Monday, August 27, 2012

THE OUTRAGED ELEPHANT!


By Edwin Cooney

As Republicans gather in hurricane-ravaged Tampa, Florida this week, they face a long-term serious dilemma.  They risk enraging their party symbol the Elephant.  It may not be entirely accurate, but I’ve been told that a pissed pachyderm can be nearly as destructive as any hurricane!

It’s an historical fact that the Elephant has been the symbol of the Republican Party since the presidential campaign of 1876, our national centennial.  That year, cartoonist Thomas Nast drew him as the Grand Old Party’s mascot to counter the Democratic symbol the Donkey. There’s something, after all, quite American about a hard working (although stubborn) jackass, but my understanding is that the elephant’s roots are more permanently implanted in Africa and Asia!  Be that as it may, after the 2006 Congressional Election, I interviewed Abe, the GOP Elephant, and Jack, the democratic Donkey, for this column. Having met them personally, I know they’re real.

Here’s the dilemma: the party is absolutely sure of only one thing and that is that it’s their patriotic duty to rid America of that “audacious, radical, left wing, terrorist foreigner” who’s determined not only to tax your last dime, but also to give the oil-richest part of the Alaskan archipelago back to the Russians secretly and free of charge.  Even worse, or just as bad, he’s arranged it so that in just a short time your disabled grandmother will be forced to commit suicide in order to keep down the costs of Obamacare -- which many conservatives regard as unconstitutional regardless of what Chief Justice John Roberts says!

Meanwhile, if Hurricane Isaac lets them, they’ll nominate two respectable men, Willard (Mitt) Romney of Massachusetts, who was born and raised in Michigan (the son of George Romney, a former governor of that state) and Paul Ryan, the young Wisconsin economic ideological “wunderkind.”  It’s possible, of course, that the party, loaded with money, its own right-wing media, and its very own brand of intense anger, will unseat “that uppity Obama.” However, even if the Republican Party does unseat Obama, there are signs that it is likely to consume its new president once it has him in place at 1600 Pennsylvania Avenue.

The first sign is the high regard most of its angriest ideologues have for its possible vice president, Paul Ryan.  Distrusting, as many of them do, the politically wily Governor Romney, they are excited about his running mate because they are convinced that Vice President Ryan would see to it that President Romney would live up to their socio/economic agenda.

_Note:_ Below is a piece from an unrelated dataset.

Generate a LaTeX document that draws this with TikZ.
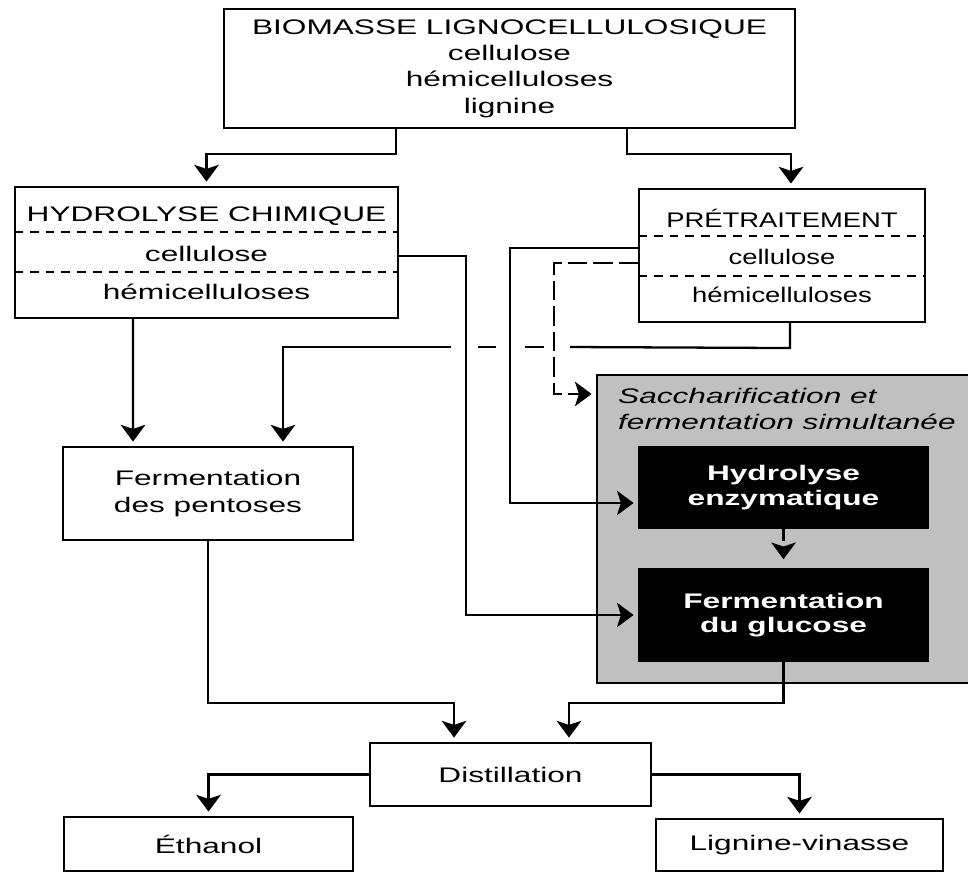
\documentclass[tikz,border=0pt]{standalone}
\usepackage{fontspec}
\setmainfont{Liberation Sans}[FakeStretch=1.5]
\newfontfamily\pretfont{Liberation Sans}[FakeStretch=1.3]
\usepackage{xcolor}
\usetikzlibrary{arrows.meta}
\usetikzlibrary{positioning}
\usetikzlibrary{calc}
\tikzset{>={Stealth[length=9.5pt,width=14pt,inset=2.3pt]}}
\definecolor{ssfgray}{RGB}{192,192,192}
\tikzstyle{box} = [draw, line width=1.2pt, inner sep=0pt, align=center]
\tikzstyle{line} = [draw, line width=1.3pt]

\begin{document}
\begin{tikzpicture}[x=0.02cm, y=-0.02cm,
every node/.style={font=\fontsize{12}{15}\selectfont},
arr/.style={line, ->, shorten >=2.5pt},
rowsep/.style={draw, line width=1pt, dash pattern=on 5pt off 4pt},
blackbox/.style={box, fill=black, text=white,
font=\fontsize{12}{14}\selectfont\bfseries},
pret txt/.style={font=\fontsize{12}{15}\selectfont\pretfont}]
\useasboundingbox (0,0) rectangle (968,873);
%% Boxes
\node[box, minimum width=11.42cm, minimum height=2.38cm] (bio) at (509.5,68.5)
{BIOMASSE LIGNOCELLULOSIQUE\\cellulose\\hémicelluloses\\lignine};
\node[box, minimum width=7.66cm, minimum height=2.62cm] (hyd) at (206.5,252.5) {};
\node (hydT) at ($(hyd.north)+(0,30)$) {HYDROLYSE CHIMIQUE};
\node (hydA) at ($(hyd.north)+(0,68)$) {cellulose};
\node (hydB) at ($(hyd.north)+(0,106)$) {hémicelluloses};
\draw[rowsep] ($(hyd.north west)+(0,46)$) -- ($(hyd.north east)+(0,46)$);
\draw[rowsep] ($(hyd.north west)+(0,86)$) -- ($(hyd.north east)+(0,86)$);
\node[box, minimum width=5.72cm, minimum height=2.66cm] (pret) at (782,255.5) {};
\node[pret txt] (pretT) at ($(pret.north)+(0,30)$) {PRÉTRAITEMENT};
\node[pret txt] (pretA) at ($(pret.north)+(0,69)$) {cellulose};
\node[pret txt] (pretB) at ($(pret.north)+(0,107)$) {hémicelluloses};
\draw[rowsep] ($(pret.north west)+(0,48)$) -- ($(pret.north east)+(0,48)$);
\draw[rowsep] ($(pret.north west)+(0,88)$) -- ($(pret.north east)+(0,88)$);
\node[box, minimum width=5.8cm, minimum height=1.86cm] (pent) at (208,493.5)
{Fermentation\\des pentoses};
\node[box, fill=ssfgray, minimum width=7.56cm, minimum height=6.16cm] (sac) at (786,529) {};
\node[anchor=north west, align=left,
font=\fontsize{12}{15}\selectfont\itshape] (sacT) at ($(sac.north west)+(16,8)$)
{Saccharification et\\fermentation simultanée};
\node[blackbox, minimum width=5.78cm, minimum height=1.62cm] (enz) at (783.5,487.5)
{Hydrolyse\\enzymatique};
\node[blackbox, minimum width=5.78cm, minimum height=1.84cm] (glu) at (783.5,615)
{Fermentation\\du glucose};
\node[box, minimum width=5.62cm, minimum height=1.26cm] (dist) at (510.5,774.5) {Distillation};
\node[box, minimum width=5.78cm, minimum height=1.08cm] (eth) at (208.5,844) {Éthanol};
\node[box, minimum width=5.74cm, minimum height=1.04cm] (lig) at (799.5,845) {Lignine-vinasse};
%% Arrows
\draw[arr] ([xshift=-2.27cm]bio.south) -- ++(0,25) -| (hyd.north);
\draw[arr] ([xshift=2.35cm]bio.south) -- ++(0,25) -| ([xshift=0.18cm]pret.north);
\draw[arr] ([xshift=-1.47cm]hyd.south) -- ([xshift=-1.5cm]pent.north);
%% line hopping over the three verticals
\draw[line] ([xshift=0.16cm]pret.south) -- ++(0,25) -- (570,347);
\draw[line] (544,347) -- (525,347);
\draw[line] (496,347) -- (478,347);
\draw[arr] (451,347) -| ([xshift=1.5cm]pent.north);
\draw[arr] ([yshift=-0.07cm]hyd.east) -- ++(67,0) |- (glu.west);
\draw[arr] ([yshift=0.15cm]pret.west) -- ++(-128,0) |- ([yshift=-0.31cm]enz.west);
\draw[arr, dash pattern=on 11pt off 3.5pt] ([yshift=-0.15cm]pret.west) -- ++(-84,0)
|- ([yshift=-0.4cm]sac.north west);
\draw[arr, dash pattern=on 7pt off 3pt, shorten >=5pt] (enz.south) -- (glu.north);
\draw[arr] (pent.south) -- ++(0,162) -| ([xshift=-1.13cm]dist.north);
\draw[arr] (glu.south) -- ++(0,41) -| ([xshift=1.17cm]dist.north);
\draw[arr] (dist.west) -| (eth.north);
\draw[arr] (dist.east) -| (lig.north);
\end{tikzpicture}
\end{document}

Since there’s no historical precedent for vice presidential dominance over any president, a President Romney is likely to believe that it is his prerogative, rather than Vice President Ryan’s, to set the tone and agenda for his own administration.

The second sign lies in the GOP of my youth, the early 1950s.  When Dwight D. Eisenhower took office in 1953, the Republicans not only regained the White House for the first time since Herbert Hoover defeated Al Smith (the cigar chomping, wet Catholic Democrat) back in 1928, but they also had majorities in both houses of Congress.  The party had been in the minority for so long -- in opposition to Franklin D. Roosevelt’s New Deal and Harry Truman’s Fair Deal and conduct of the Korean War -- that it wasn’t used to cooperating with a president.  So, in a number of ways, the GOP didn’t.  They nearly rejected Ike’s nomination of Charles (Chip) Bohlen as Ambassador to France because he’d once worked for and had been close to the hated FDR.  Senator Joseph McCarthy of Wisconsin began his Communist witch hunt against Ike’s beloved army and Senator John Bricker of Ohio -- who had been Thomas E. Dewey’s vice presidential running mate in 1944 -- sought to restrict Ike’s capacity to negotiate treaties with other nations with his proposed Bricker Amendment.  Ike, being Ike, was able (with Lyndon B. Johnson's help) to kill the Bricker amendment in the United States Senate by one vote.

However considerable Mitt Romney’s administrative assets are, he doesn’t even come close to Ike in experience or influence either in or out of the GOP. However, he would have the upper hand of policy setting in the executive branch of the government, as he by tradition and constitutionally should, once “Barack the Bad” is gone.

Hence, there comes into play their enraged Elephant.  There’s little doubt that Abe sympathizes with his party’s frustration with President Obama and will cheer on a possible Romney victory come November.  However, and this is important, elephants are vegetarians rather than carnivorous—-they never, never, never eat their young nor do they eat their leaders.  The very thought absolutely infuriates them.  If GOP conservatives, in their angry dogmatism, declare Mitt Romney “a one term president” as they did President Obama, Abe will reduce the flimsy GOP political shelter to shambles.

You can be sure of one other thing.  Abe, who never forgets his pledge of loyalty to his leader, is not happy about the possibility of being replaced as the GOP symbol by a lousy tea bag!